A simple resonant pi-pulse that flips nuclear spins in NMR does not reliably reverse the magnetization of a ferromagnetic nanoparticle, because the magnet’s dynamics are nonlinear and the uniform precession (the “macrospin” mode) couples strongly to many spin-wave / magnetostatic modes. That coupling leads to parametric (Suhl) instabilities that steal energy from the uniform mode and break the coherent rotation you’re trying to force.

So when you try to flip the magnetization with a strong radiofrequency pulse (like the pi-pulse in NMR), instead of simply flipping, the magnetization enters a complicated nonlinear precession. At high amplitudes, instabilities (like the Suhl instability) appear, where energy gets transferred into other spin-wave modes rather than producing a clean reversal.

Using radio-frequency or microwave pulses to manipulate the magnetization in ferromagnets or nanomagnets) is generally called microwave-assisted magnetization switching.

-In NMR, you flip nuclear spins with pi-pulses at the Larmor frequency.
-In ferromagnets, the analog would be driving the collective magnetization into reversal with a resonant microwave magnetic field.

This is studied under ferromagnetic resonance (FMR) and related dynamics, where the microwave field couples to precession of the magnetization.

The Suhl instability is 1 of the main limiting factors: at high drive power, energy gets pumped into spin-wave modes instead of coherent switching.

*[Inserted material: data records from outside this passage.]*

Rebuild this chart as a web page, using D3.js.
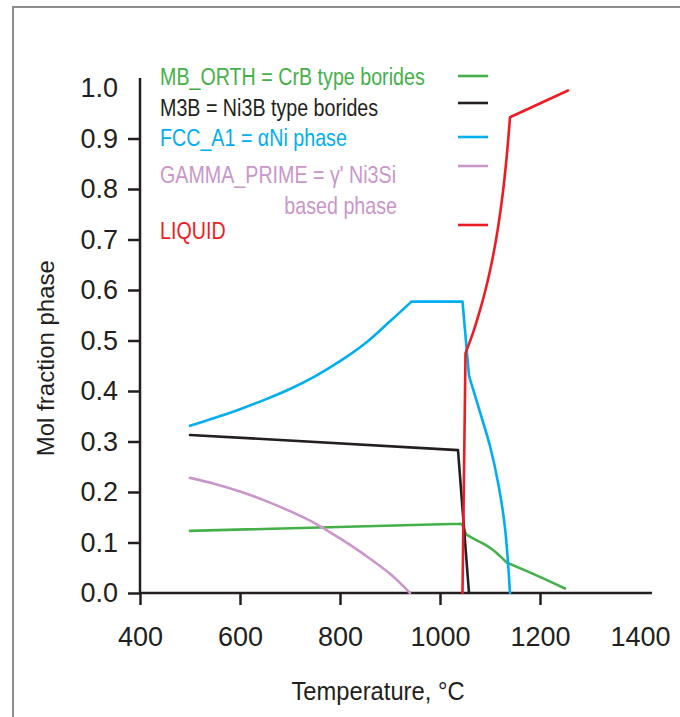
<!DOCTYPE html>
<html>
<head>
<meta charset="utf-8">
<script src="https://cdn.jsdelivr.net/npm/d3@7/dist/d3.min.js"></script>
<style>
  html, body { margin: 0; padding: 0; background: #fff; }
  svg { display: block; }
</style>
</head>
<body>
<svg id="chart" width="680" height="717"></svg>
<script>
// ---- data (temperature °C, mol fraction) ----
const xTicks = [400, 600, 800, 1000, 1200, 1400];
const yTicks = [0.0, 0.1, 0.2, 0.3, 0.4, 0.5, 0.6, 0.7, 0.8, 0.9, 1.0];

const mbOrth = [[500,0.123],[1040,0.137],[1044,0.135],[1052,0.116],[1070,0.106],[1090,0.096],[1105,0.086],[1120,0.073],[1134,0.060],[1193,0.035],[1250,0.009]];
const m3b = [[500,0.313],[1036,0.283],[1058,0.0]];
const fccA1 = [[500,0.331],[550,0.347],[600,0.364],[650,0.383],[700,0.404],[750,0.429],[800,0.459],[850,0.494],[900,0.538],[943,0.577],[1045,0.577],[1058,0.430],[1080,0.358],[1100,0.291],[1117,0.214],[1130,0.129],[1140,0.0]];
const gammaPrime = [[500,0.228],[550,0.216],[600,0.201],[650,0.183],[700,0.162],[750,0.138],[800,0.108],[850,0.075],[900,0.038],[940,0.0]];
const liquid = [[1045,0.0],[1051,0.475],[1066,0.515],[1080,0.560],[1091,0.600],[1100,0.638],[1108,0.677],[1115,0.717],[1121,0.757],[1127,0.803],[1132,0.850],[1136,0.893],[1140,0.942],[1256,0.995]];

const seriesNames = ["MB_ORTH = CrB type borides", "M3B = Ni3B type borides", "FCC_A1 = \u03B1Ni phase", "GAMMA_PRIME = \u03B3' Ni3Si", "LIQUID"];
const seriesColors = ["#45b04a", "#231f20", "#00aeef", "#c996c9", "#ec1c24"];
const seriesData = [mbOrth, m3b, fccA1, gammaPrime, liquid];
// indices of sharp corners in each series (curve is smooth between them)
const seriesKinks = [[1, 3, 8], [1], [9, 10, 11], [], [1, 12]];

// ---- chart ----
const svg = d3.select("#chart");
const font = "'Liberation Sans', Arial, sans-serif";

// frame
svg.append("rect").attr("x", 13).attr("y", 7).attr("width", 700).attr("height", 720)
  .attr("fill", "none").attr("stroke", "#8c8c8c").attr("stroke-width", 2);

const x = d3.scaleLinear().domain([400, 1400]).range([140, 640]);
const y = d3.scaleLinear().domain([0, 1]).range([593, 88]);

// axes
const xAxis = d3.axisBottom(x).tickValues(xTicks).tickSize(12).tickPadding(22).tickFormat(d3.format("d"));
const gx = svg.append("g").attr("transform", `translate(0,${y(0)})`).call(xAxis);
gx.select(".domain").remove();
gx.selectAll(".tick line").attr("stroke", "#231f20").attr("stroke-width", 2.5)
  .attr("opacity", d => d === 1400 ? 0 : 1);
gx.selectAll(".tick text").attr("font-family", font).attr("font-size", 27).attr("fill", "#231f20");
svg.append("line").attr("x1", x(400)).attr("x2", x(1424)).attr("y1", y(0)).attr("y2", y(0))
  .attr("stroke", "#231f20").attr("stroke-width", 2.5);

const yAxis = d3.axisLeft(y).tickValues(yTicks).tickSize(12).tickPadding(10).tickFormat(d3.format(".1f"));
const gy = svg.append("g").attr("transform", `translate(${x(400)},0)`).call(yAxis);
gy.select(".domain").remove();
gy.selectAll(".tick line").attr("stroke", "#231f20").attr("stroke-width", 2.5)
  .attr("opacity", d => d === 1.0 ? 0 : 1);
gy.selectAll(".tick text").attr("font-family", font).attr("font-size", 27).attr("fill", "#231f20");
svg.append("line").attr("x1", x(400)).attr("x2", x(400)).attr("y1", y(0)).attr("y2", y(1.02))
  .attr("stroke", "#231f20").attr("stroke-width", 2.5);

// axis titles
svg.append("text").attr("transform", `translate(${x(876)},700) scale(0.95,1)`)
  .attr("text-anchor", "middle").attr("font-family", font).attr("font-size", 25).attr("fill", "#231f20")
  .text("Temperature, \u00B0C");
svg.append("text").attr("transform", `translate(54,${y(0.465)}) rotate(-90)`)
  .attr("text-anchor", "middle").attr("font-family", font).attr("font-size", 24).attr("fill", "#231f20")
  .text("Mol fraction phase");

// lines: split each series at its corners, smooth each piece
const smooth = d3.line().x(d => x(d[0])).y(d => y(d[1])).curve(d3.curveCatmullRom.alpha(0.5));
seriesData.forEach((data, i) => {
  const cuts = [0, ...seriesKinks[i], data.length - 1];
  const pieces = [];
  for (let k = 0; k < cuts.length - 1; k++) pieces.push(data.slice(cuts[k], cuts[k + 1] + 1));
  svg.append("path").attr("d", pieces.map(p => smooth(p)).join(""))
    .attr("fill", "none").attr("stroke", seriesColors[i]).attr("stroke-width", 2.6)
    .attr("stroke-linejoin", "round").attr("stroke-linecap", "round");
});

// legend
const legendBaselines = [85, 116, 146, 183, 239];
const legendLineY = [76, 103, 137, 166, 225];
seriesNames.forEach((name, i) => {
  svg.append("text").attr("transform", `translate(160,${legendBaselines[i]}) scale(0.82,1)`)
    .attr("font-family", font).attr("font-size", 24).attr("fill", seriesColors[i]).text(name);
  svg.append("line").attr("x1", 458).attr("x2", 488).attr("y1", legendLineY[i]).attr("y2", legendLineY[i])
    .attr("stroke", seriesColors[i]).attr("stroke-width", 2.6);
});
svg.append("text").attr("transform", `translate(397,214) scale(0.82,1)`)
  .attr("text-anchor", "end").attr("font-family", font).attr("font-size", 24).attr("fill", seriesColors[3])
  .text("based phase");
</script>
</body>
</html>
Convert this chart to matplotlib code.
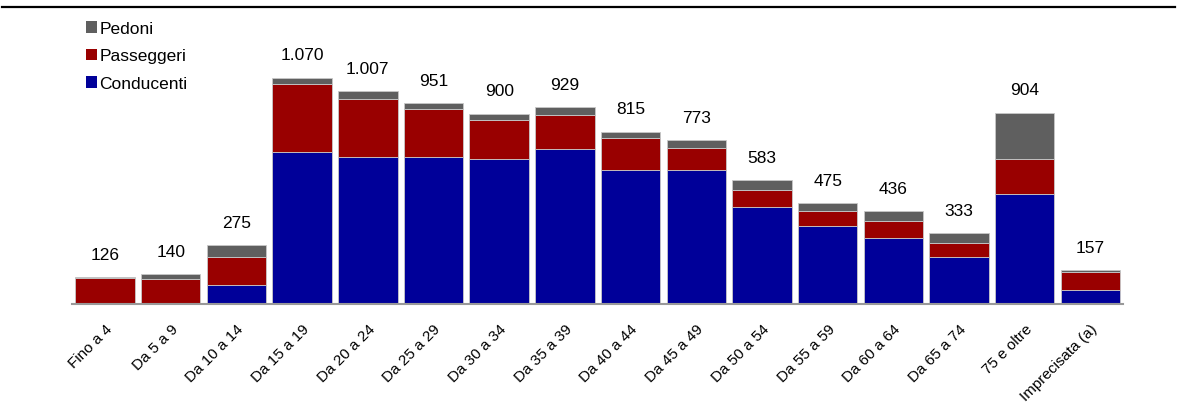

A spin-wave is the classical wave description: a collective oscillation of spins in a lattice, where neighboring spins precess out of phase. (A magnon is the quantized particle-like excitation of a collective spin-wave.).

Suhl discovered (1955-58) that when you pump the uniform mode strongly with microwaves:

Instead of just flipping the magnetization smoothly, the energy couples into spin-waves at finite wavelengths, creating parametric amplification of those modes. In quantum language, that means the uniform magnon mode (k = 0) decays into pairs of magnons at k ≠ 0. In classical language, that means the large-angle precession of magnetization destabilizes, and energy leaks into non-uniform oscillations.

This is why you can’t just apply a pi-pulse: the system fractures into these unstable excitations instead of rotating coherently. Can we reverse the magnetization of a magnetic particle by a similar pulse? The answer is no. The obstacle is a parametrically amplified dynamic instability discovered by Suhl (1955-58). To try to beat the Suhl instability 1 would have to apply specially phased and chirped pulses, studied by numerical solution of the spin dynamics in magnetic nanocylinders. We would have to understand ferromagnetic resonance and magnetostatic modes.

The magnets in the image aren’t big rod magnets, they are tiny magnetic domains or nanoparticles used for magnetic storage (like hard drives, MRAM, etc.). In a modern hard drive, each bit is stored in a magnetic grain that’s on the order of 10–20 nanometers across. In older hard drives, grains were larger, about 100 nm or more.

In magnetic RAM (MRAM) or spintronics research, people work with individual nanomagnets ~10–100 nm, often in thin-film form. So the “magnet” in the diagram really means a single-domain magnetic particle (or a little patch of magnetic film) whose net magnetization vector m points either up or down.

They’re tiny enough that quantum/statistical effects matter (thermal fluctuations can randomize them if they’re too small, called the superparamagnetic limit). And as this energy is not recovered, it’s dissipated as heat, is why it's called a “brute force technique.”